# Have you received your 2015 PRB yet?



## Dogger1953 (Dec 14, 2012)

If you started receiving your CPP in 2013 or earlier and if you had earnings and contributions in 2014, you should be eligible for a post-retirement benefit (PRB) effective January 2015. Even if you started your CPP in 2014, you may be eligible for a PRB effective January 2015, depending on the amount of your 2014 earnings.

As mentioned, the PRB would be effective January 2015, but according to Service Canada you should expect to receive your first PRB payment for 2014 earnings until somewhere around April to June 2015, with a retroactive adjustment back to January.

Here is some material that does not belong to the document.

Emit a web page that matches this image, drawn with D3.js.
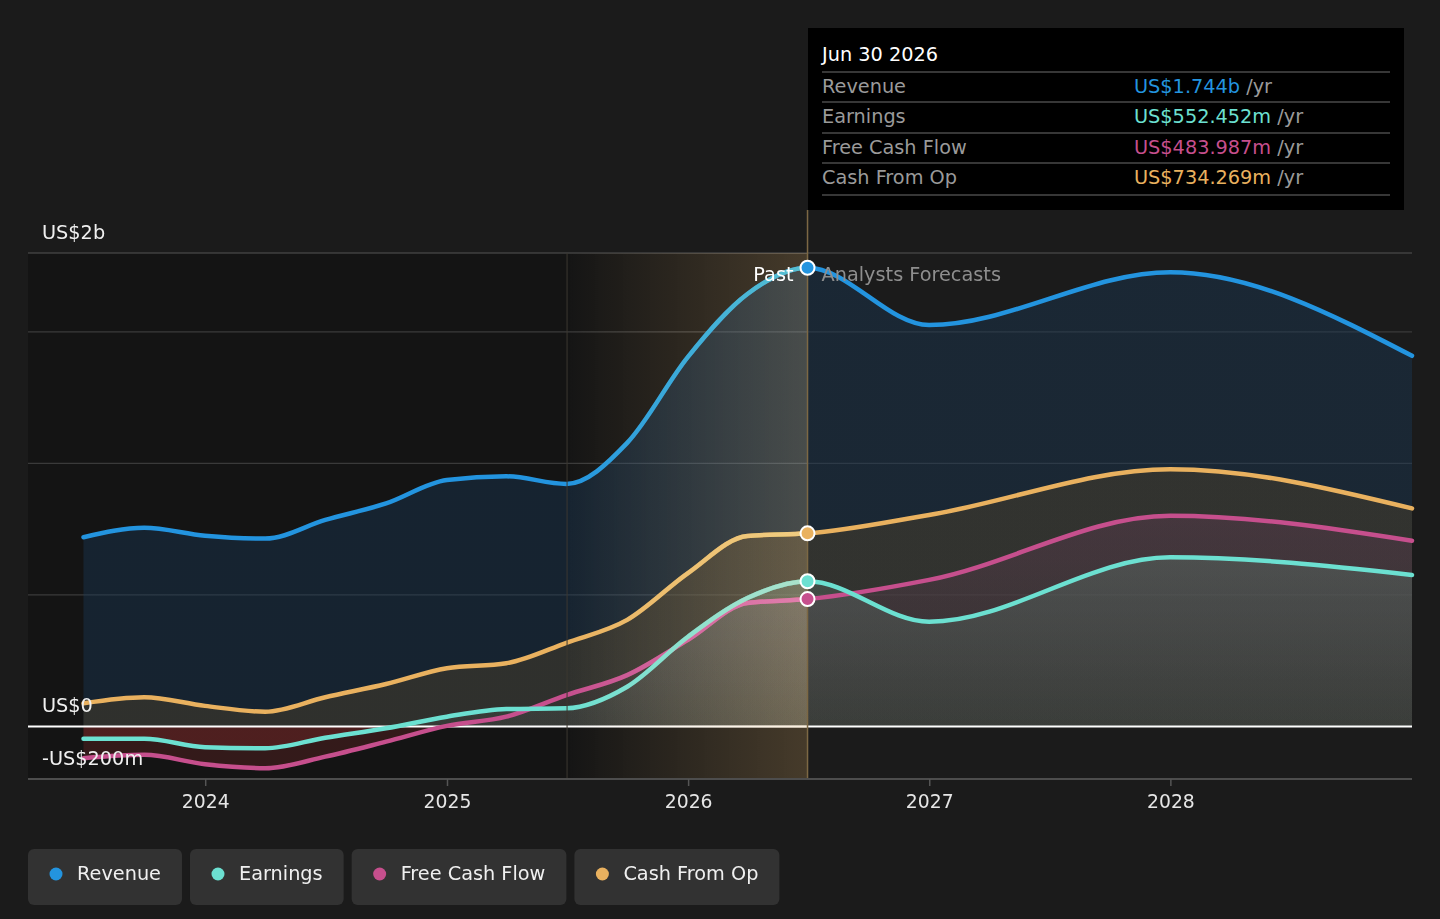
<!DOCTYPE html>
<head>
  <meta charset="utf-8">
  <title>Revenue, Earnings and Cash Flow</title>
  <script src="https://cdn.jsdelivr.net/npm/d3@7/dist/d3.min.js"></script>
  <style>
    body { margin: 0; background: #1b1b1b; }
    svg { display: block; font-family: "DejaVu Sans", sans-serif; }
  </style>
</head>
<body>
<div id="chart"></div>
<script>
  // data (US$ millions)
  var dates = ["2023-06-30", "2023-09-30", "2023-12-31", "2024-03-31", "2024-06-30", "2024-09-30",
               "2024-12-31", "2025-03-31", "2025-06-30", "2025-09-30", "2025-12-31", "2026-03-31",
               "2026-06-30", "2026-12-31", "2027-12-31", "2028-12-31"];
  var revenue  = [719, 755, 725, 714, 785, 848, 937, 951, 922, 1078, 1405, 1644, 1744, 1526, 1727, 1409];
  var earnings = [-47, -47, -79, -83, -43, -7, 37, 66, 69, 151, 341, 488, 552, 398, 643, 576];
  var fcf      = [-121, -108, -144, -159, -115, -58, 2, 37, 119, 195, 329, 469, 484, 557, 801, 706];
  var cfo      = [88, 111, 78, 56, 111, 161, 221, 240, 318, 405, 583, 724, 734, 804, 978, 829];

  var seriesNames  = ["Revenue", "Earnings", "Free Cash Flow", "Cash From Op"];
  var seriesColors = ["#2394df", "#6ce0d1", "#c64f8d", "#e9b15f"];
  var tooltipDate   = "Jun 30 2026";
  var tooltipValues = ["US$1.744b", "US$552.452m", "US$483.987m", "US$734.269m"];

  var yLabelValues = [1800, 0, -200];
  var yLabels      = ["US$2b", "US$0", "-US$200m"];
  var yGridValues  = [500, 1000, 1500];
  var xTickYears   = [2024, 2025, 2026, 2027, 2028];

  var pastEnd = "2026-06-30", highlightStart = "2025-07-01";

  var parse = d3.timeParse("%Y-%m-%d");
  var width = 1440, height = 919, fs = 19.3;

  var x = d3.scaleTime()
    .domain([parse("2023-04-07"), parse("2028-12-31")])
    .range([28, 1412]);
  var y = d3.scaleLinear()
    .domain([-200, 1800])
    .range([779, 253]);

  var svg = d3.select("#chart").append("svg")
    .attr("width", width)
    .attr("height", height);
  var defs = svg.append("defs");

  var xPast = x(parse(pastEnd)), xHi = x(parse(highlightStart));
  var yTop = y(1800), yBottom = y(-200);

  // backgrounds
  svg.append("rect").attr("width", width).attr("height", height).attr("fill", "#1b1b1b");
  svg.append("rect")
    .attr("x", x.range()[0]).attr("y", yTop)
    .attr("width", xPast - x.range()[0]).attr("height", yBottom - yTop)
    .attr("fill", "#141414");

  // grid
  svg.append("g").selectAll("line")
    .data(yGridValues.concat([1800]))
    .join("line")
    .attr("x1", x.range()[0]).attr("x2", x.range()[1])
    .attr("y1", d => y(d)).attr("y2", d => y(d))
    .attr("stroke", d => d == 1800 ? "#555" : "#3a3a3a")
    .attr("stroke-width", 1.2);

  var rows = dates.map(function(d, i) {
    return { date: parse(d), rev: revenue[i], earn: earnings[i], fcf: fcf[i], cfo: cfo[i] };
  });
  var keys = ["rev", "earn", "fcf", "cfo"];

  // area fills: muted series tone (fading toward zero for the lower two), red below zero
  var fillColor = { rev: "#193a5a", cfo: "#554428", fcf: "#623c53", earn: "#5d756c" };
  var fillAlpha = { rev: [0.4, 0.4], cfo: [0.4, 0.4], fcf: [0.4, 0.05], earn: [0.4, 0.15] };
  keys.forEach(function(k) {
    var yMax = y(d3.max(rows, d => d[k]));
    var zeroOff = (y(0) - yMax) / (yBottom - yMax);
    var g = defs.append("linearGradient")
      .attr("id", "fill-" + k)
      .attr("gradientUnits", "userSpaceOnUse")
      .attr("x1", 0).attr("x2", 0).attr("y1", yMax).attr("y2", yBottom);
    g.append("stop").attr("offset", 0).attr("stop-color", fillColor[k]).attr("stop-opacity", fillAlpha[k][0]);
    g.append("stop").attr("offset", zeroOff).attr("stop-color", fillColor[k]).attr("stop-opacity", fillAlpha[k][1]);
    g.append("stop").attr("offset", zeroOff).attr("stop-color", "#e63c3c").attr("stop-opacity", 0.15);
    g.append("stop").attr("offset", 1).attr("stop-color", "#e63c3c").attr("stop-opacity", 0.15);
  });

  var drawOrder = ["rev", "cfo", "fcf", "earn"];
  drawOrder.forEach(function(k) {
    svg.append("path")
      .datum(rows)
      .attr("fill", "url(#fill-" + k + ")")
      .attr("d", d3.area()
        .curve(d3.curveMonotoneX)
        .x(d => x(d.date))
        .y0(y(0))
        .y1(d => y(d[k])));
  });

  svg.append("line")
    .attr("x1", x.range()[0]).attr("x2", x.range()[1])
    .attr("y1", y(0)).attr("y2", y(0))
    .attr("stroke", "#ffffff").attr("stroke-width", 2);

  // lines
  drawOrder.forEach(function(k) {
    svg.append("path")
      .datum(rows)
      .attr("fill", "none")
      .attr("stroke", seriesColors[keys.indexOf(k)])
      .attr("stroke-width", 4.5)
      .attr("stroke-linecap", "round")
      .attr("d", d3.line()
        .curve(d3.curveMonotoneX)
        .x(d => x(d.date))
        .y(d => y(d[k])));
  });

  // last-year highlight: brighten, then warm tint
  var hg2 = defs.append("linearGradient").attr("id", "hi2");
  hg2.append("stop").attr("offset", 0).attr("stop-color", "#ffffff").attr("stop-opacity", 0);
  hg2.append("stop").attr("offset", 1).attr("stop-color", "#ffffff").attr("stop-opacity", 0.45);
  var hg = defs.append("linearGradient").attr("id", "hi");
  hg.append("stop").attr("offset", 0).attr("stop-color", "#e9b15f").attr("stop-opacity", 0);
  hg.append("stop").attr("offset", 1).attr("stop-color", "#e9b15f").attr("stop-opacity", 0.2);
  svg.append("rect")
    .attr("x", xHi).attr("y", yTop)
    .attr("width", xPast - xHi).attr("height", yBottom - yTop)
    .attr("fill", "url(#hi2)")
    .style("mix-blend-mode", "overlay");
  svg.append("rect")
    .attr("x", xHi).attr("y", yTop)
    .attr("width", xPast - xHi).attr("height", yBottom - yTop)
    .attr("fill", "url(#hi)");
  svg.append("line")
    .attr("x1", xHi).attr("x2", xHi).attr("y1", yTop).attr("y2", yBottom)
    .attr("stroke", "#3c3830").attr("stroke-width", 1);
  svg.append("line")
    .attr("x1", xPast).attr("x2", xPast).attr("y1", 210).attr("y2", yBottom)
    .attr("stroke", "#7d6844").attr("stroke-width", 1.5);

  // x axis
  svg.append("line")
    .attr("x1", x.range()[0]).attr("x2", x.range()[1])
    .attr("y1", yBottom).attr("y2", yBottom)
    .attr("stroke", "#4d4d4d").attr("stroke-width", 2);
  var xt = svg.append("g").selectAll("g")
    .data(xTickYears)
    .join("g")
    .attr("transform", d => "translate(" + x(new Date(d, 0, 1)) + ",0)");
  xt.append("line").attr("y1", yBottom).attr("y2", yBottom + 7).attr("stroke", "#555").attr("stroke-width", 1.5);
  xt.append("text")
    .attr("y", 808).attr("text-anchor", "middle")
    .attr("fill", "#e6e6e6").attr("font-size", 18.8)
    .text(d => d);

  // y labels
  svg.append("g").selectAll("text")
    .data(yLabelValues)
    .join("text")
    .attr("x", 42)
    .attr("y", d => y(d) - 14)
    .attr("fill", "#f0f0f0").attr("font-size", fs)
    .text((d, i) => yLabels[i]);

  // markers at the last reported point
  var last = rows[dates.indexOf(pastEnd)];
  svg.append("g").selectAll("circle")
    .data(keys)
    .join("circle")
    .attr("cx", xPast)
    .attr("cy", k => y(last[k]))
    .attr("r", 7)
    .attr("fill", (k, i) => seriesColors[i])
    .attr("stroke", "#fff").attr("stroke-width", 2);

  svg.append("text")
    .attr("x", xPast - 14).attr("y", 281)
    .attr("text-anchor", "end").attr("fill", "#fff").attr("font-size", fs)
    .text("Past");
  svg.append("text")
    .attr("x", xPast + 14).attr("y", 281)
    .attr("fill", "#8e8e8e").attr("font-size", fs)
    .text("Analysts Forecasts");

  // tooltip
  var tip = svg.append("g").attr("transform", "translate(808,28)");
  tip.append("rect").attr("width", 596).attr("height", 182).attr("fill", "#000");
  tip.append("text").attr("x", 14).attr("y", 33).attr("fill", "#fff").attr("font-size", fs).text(tooltipDate);
  var rowY = [44, 74, 105, 135, 167];
  tip.selectAll(".sep")
    .data(rowY)
    .join("line")
    .attr("x1", 14).attr("x2", 582)
    .attr("y1", d => d).attr("y2", d => d)
    .attr("stroke", "#4a4a4a").attr("stroke-width", 1.5);
  var tr = tip.selectAll(".row")
    .data(seriesNames)
    .join("g")
    .attr("transform", (d, i) => "translate(0," + (rowY[i] + 21) + ")");
  tr.append("text").attr("x", 14).attr("fill", "#9a9a9a").attr("font-size", fs).text(d => d);
  var vt = tr.append("text").attr("x", 326).attr("font-size", fs);
  vt.append("tspan").attr("fill", (d, i) => seriesColors[i]).text((d, i) => tooltipValues[i]);
  vt.append("tspan").attr("fill", "#9a9a9a").text(" /yr");

  // legend
  var lx = 28;
  seriesNames.forEach(function(name, i) {
    var g = svg.append("g").attr("transform", "translate(" + lx + ",849)");
    var r = g.append("rect").attr("height", 56).attr("rx", 6).attr("fill", "#323232");
    g.append("circle").attr("cx", 28).attr("cy", 25).attr("r", 6.5).attr("fill", seriesColors[i]);
    var t = g.append("text").attr("x", 49).attr("y", 31)
      .attr("fill", "#f0f0f0").attr("font-size", fs).text(name);
    var w = 49 + t.node().getComputedTextLength() + 21;
    r.attr("width", w);
    lx += w + 8;
  });
</script>
</body>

I haven't received my PRB yet, and I thought it might be because I didn't file my tax return until the last minute. I had a client yesterday who filed his tax return early though, and he hasn't received his PRB yet either.

Has anybody received their PRB for this year yet?


----------



## agent99 (Sep 11, 2013)

Had no clue what PRB was. 

But found this on-line: http://www.everythingzoomer.com/the-mysterious-post-retirement-benefit/#.Vd5l6JdvAY5


----------



## OldPro (Feb 25, 2015)

You have my sympathy Dogger1953. As does anyone who has to continue to work while receiving CPP payments.


----------



## Dogger1953 (Dec 14, 2012)

OldPro said:


> You have my sympathy Dogger1953. As does anyone who has to continue to work while receiving CPP payments.


Thanks for the sympathy, but it's not so bad. And the good news is that my PRB has finally been approved, with the retroactive payment scheduled for the end of Sept. A little later than Service Canada's website implies, but a larger retro cheque as a result!


----------